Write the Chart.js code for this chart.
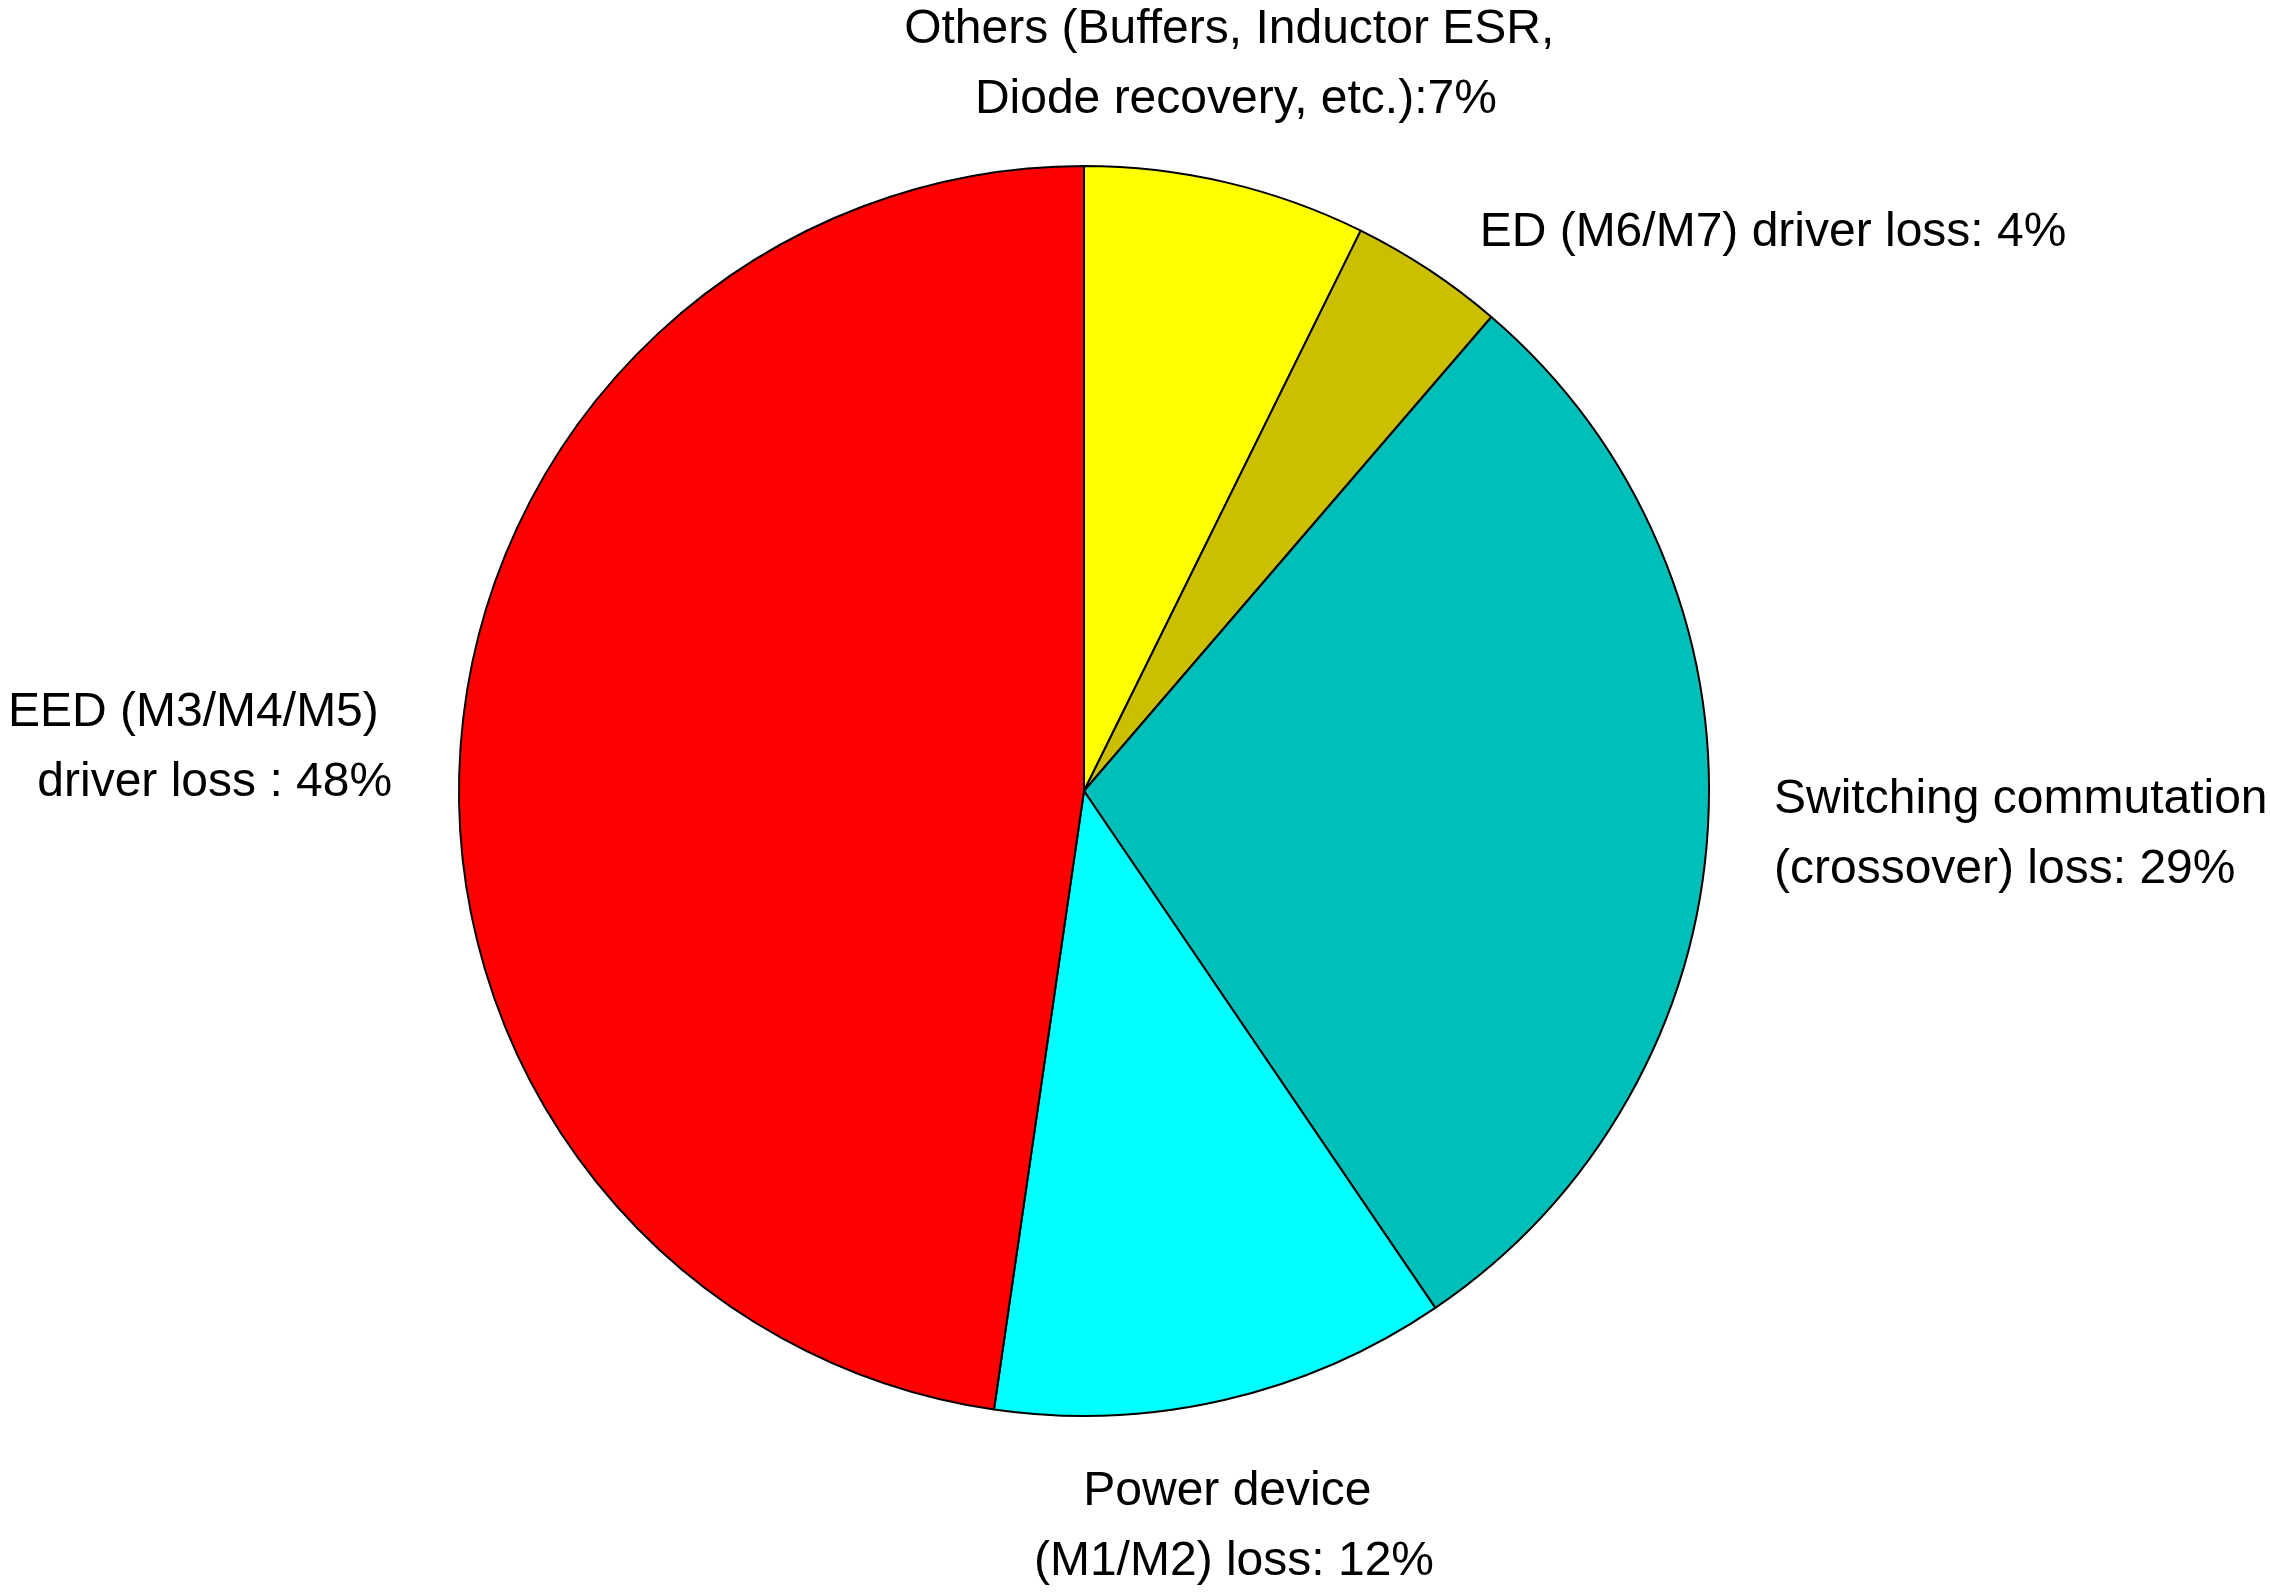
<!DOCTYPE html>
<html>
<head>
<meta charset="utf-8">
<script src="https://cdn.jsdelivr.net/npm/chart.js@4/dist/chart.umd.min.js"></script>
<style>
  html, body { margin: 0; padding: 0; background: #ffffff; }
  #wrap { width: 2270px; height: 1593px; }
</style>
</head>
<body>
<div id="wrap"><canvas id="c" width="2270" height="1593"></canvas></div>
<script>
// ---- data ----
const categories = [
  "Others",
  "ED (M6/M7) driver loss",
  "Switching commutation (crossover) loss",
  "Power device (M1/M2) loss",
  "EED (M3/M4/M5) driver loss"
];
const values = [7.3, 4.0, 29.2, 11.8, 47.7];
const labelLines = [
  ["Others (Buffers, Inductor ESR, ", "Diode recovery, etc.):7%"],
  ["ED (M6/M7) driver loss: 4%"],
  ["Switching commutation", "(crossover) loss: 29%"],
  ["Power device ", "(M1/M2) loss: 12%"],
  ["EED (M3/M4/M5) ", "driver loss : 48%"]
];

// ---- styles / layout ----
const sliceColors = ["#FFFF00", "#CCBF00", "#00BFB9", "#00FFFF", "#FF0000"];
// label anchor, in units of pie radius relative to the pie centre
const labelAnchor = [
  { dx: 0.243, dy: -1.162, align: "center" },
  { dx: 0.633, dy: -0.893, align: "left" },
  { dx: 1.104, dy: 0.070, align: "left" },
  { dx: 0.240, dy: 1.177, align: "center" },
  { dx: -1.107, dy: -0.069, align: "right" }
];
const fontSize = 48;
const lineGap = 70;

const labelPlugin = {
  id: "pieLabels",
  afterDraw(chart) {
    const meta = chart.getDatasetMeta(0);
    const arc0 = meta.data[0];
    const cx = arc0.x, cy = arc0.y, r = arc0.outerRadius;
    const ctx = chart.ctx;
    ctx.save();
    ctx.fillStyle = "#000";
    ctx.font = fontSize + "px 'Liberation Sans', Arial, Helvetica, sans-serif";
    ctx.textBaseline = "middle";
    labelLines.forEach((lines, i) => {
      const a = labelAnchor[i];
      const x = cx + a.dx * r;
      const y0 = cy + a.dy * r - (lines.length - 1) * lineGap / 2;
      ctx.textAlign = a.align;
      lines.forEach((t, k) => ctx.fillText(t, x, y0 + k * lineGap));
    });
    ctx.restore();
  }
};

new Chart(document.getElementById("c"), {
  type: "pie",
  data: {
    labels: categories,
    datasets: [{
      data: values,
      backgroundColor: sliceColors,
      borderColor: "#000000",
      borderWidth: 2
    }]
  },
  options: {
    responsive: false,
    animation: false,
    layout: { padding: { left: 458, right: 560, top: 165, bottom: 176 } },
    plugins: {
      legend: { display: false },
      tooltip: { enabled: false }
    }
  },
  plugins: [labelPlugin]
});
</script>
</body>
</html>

Written problem:
Output the data above without changes, apart from leaving out the pictures.

Worked answer:
Write the Chart.js code for this chart.
<!DOCTYPE html>
<html>
<head>
<meta charset="utf-8">
<script src="https://cdn.jsdelivr.net/npm/chart.js@4/dist/chart.umd.min.js"></script>
<style>
  html, body { margin: 0; padding: 0; background: #ffffff; }
  #wrap { width: 2270px; height: 1593px; }
</style>
</head>
<body>
<div id="wrap"><canvas id="c" width="2270" height="1593"></canvas></div>
<script>
// ---- data ----
const categories = [
  "Others",
  "ED (M6/M7) driver loss",
  "Switching commutation (crossover) loss",
  "Power device (M1/M2) loss",
  "EED (M3/M4/M5) driver loss"
];
const values = [7.3, 4.0, 29.2, 11.8, 47.7];
const labelLines = [
  ["Others (Buffers, Inductor ESR, ", "Diode recovery, etc.):7%"],
  ["ED (M6/M7) driver loss: 4%"],
  ["Switching commutation", "(crossover) loss: 29%"],
  ["Power device ", "(M1/M2) loss: 12%"],
  ["EED (M3/M4/M5) ", "driver loss : 48%"]
];

// ---- styles / layout ----
const sliceColors = ["#FFFF00", "#CCBF00", "#00BFB9", "#00FFFF", "#FF0000"];
// label anchor, in units of pie radius relative to the pie centre
const labelAnchor = [
  { dx: 0.243, dy: -1.162, align: "center" },
  { dx: 0.633, dy: -0.893, align: "left" },
  { dx: 1.104, dy: 0.070, align: "left" },
  { dx: 0.240, dy: 1.177, align: "center" },
  { dx: -1.107, dy: -0.069, align: "right" }
];
const fontSize = 48;
const lineGap = 70;

const labelPlugin = {
  id: "pieLabels",
  afterDraw(chart) {
    const meta = chart.getDatasetMeta(0);
    const arc0 = meta.data[0];
    const cx = arc0.x, cy = arc0.y, r = arc0.outerRadius;
    const ctx = chart.ctx;
    ctx.save();
    ctx.fillStyle = "#000";
    ctx.font = fontSize + "px 'Liberation Sans', Arial, Helvetica, sans-serif";
    ctx.textBaseline = "middle";
    labelLines.forEach((lines, i) => {
      const a = labelAnchor[i];
      const x = cx + a.dx * r;
      const y0 = cy + a.dy * r - (lines.length - 1) * lineGap / 2;
      ctx.textAlign = a.align;
      lines.forEach((t, k) => ctx.fillText(t, x, y0 + k * lineGap));
    });
    ctx.restore();
  }
};

new Chart(document.getElementById("c"), {
  type: "pie",
  data: {
    labels: categories,
    datasets: [{
      data: values,
      backgroundColor: sliceColors,
      borderColor: "#000000",
      borderWidth: 2
    }]
  },
  options: {
    responsive: false,
    animation: false,
    layout: { padding: { left: 458, right: 560, top: 165, bottom: 176 } },
    plugins: {
      legend: { display: false },
      tooltip: { enabled: false }
    }
  },
  plugins: [labelPlugin]
});
</script>
</body>
</html>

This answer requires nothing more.